Congress passed the act and President Theodore Roosevelt signed it into law in 1906. At the time it was seen as necessary to protect cultural resources in the Southwest from "pot hunters" and others seeking to enrich themselves through the sale of "antiquities" from long ago cultures.
But through the decades, the act also has been used to protect areas not entirely viewed as scientific or historic: Fort Monroe National Monument or Belmont-Paul Women's Equality National Monument, for example. According to the Coalition, 18 presidents — nine Democratic and nine Republican — have established or expanded more than 160 national monuments.
Francis pointed out that the creation of national monuments can deliver an economic impact to surrounding communities.
"For example, at Great Basin National Park in Nevada’s 2nd Congressional District — which was first protected as Lehman Caves National Monument — 143,000 park visitors spent an estimated $15.4 million in local gateway regions while visiting the park in 2023. At Zion National Park in Utah’s 2nd Congressional District — which was also first protected under the Antiquities Act — 4.6 million park visitors spent an estimated $676 million in local gateway regions while visiting the park in 2023," he said.
Amodei disagreed with Francis' viewpoint.
"My home state of Nevada, along with other Western states, has long been burned by executive actions on public lands and monument designations that bypass input from Congress and local governments," he said. "I am a firm believer that the best lands policy is generated by the local communities who actually live off of these lands, not Washington bureaucrats. This legislation overturns years of a one-sided approach on major land management decisions and ensures Western communities are given a seat at the table for any future monument designations."

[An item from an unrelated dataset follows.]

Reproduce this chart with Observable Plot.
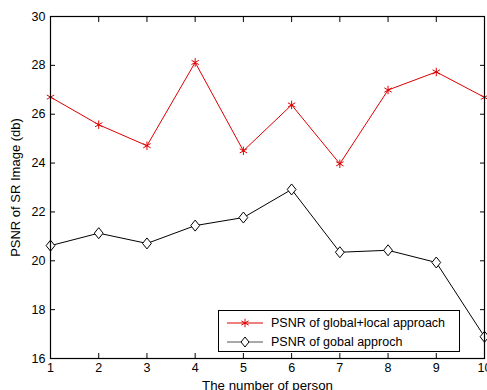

At The Wilderness Society, Southwest Senior Regional Director Scott Miller said the “bill is part of a larger political effort to dispose of our cherished federal public lands. The bill, following on the heels of the anti-public-land lawsuit in Utah, plays a role in a coordinated plan to gut the Antiquities Act, revoke our beloved national monuments, then sell off the newly undesignated land."
Through the decades there long have been political disagreements over how presidents used The Antiquities Act. In 1950, Wyoming's congressional delegation, furious over the establishement of a national monument that would be added to Grand Teton National Park, saw the act amended to require Congressional approval for any new monuments in the Cowboy State, and in 1980 the Alaska National Interest Lands Conservation Act specified that Congressional approval would be needed for any future national monument over 5,000 acres created within Alaska.
In 2017, then-President Trump, arguing that Presidents Clinton and Obama both were overreaching when they created Grand Staircase-Escalante National Monument (Clinton) and Bears Ears National Monument (Obama), sliced a combined 2 million acres from the two monuments. A management plan adopted by the Bureau of Land Management would have allowed energy development and other multiple-use activities in the 2 million acres. However, when President Biden took office he reversed Trump's actions.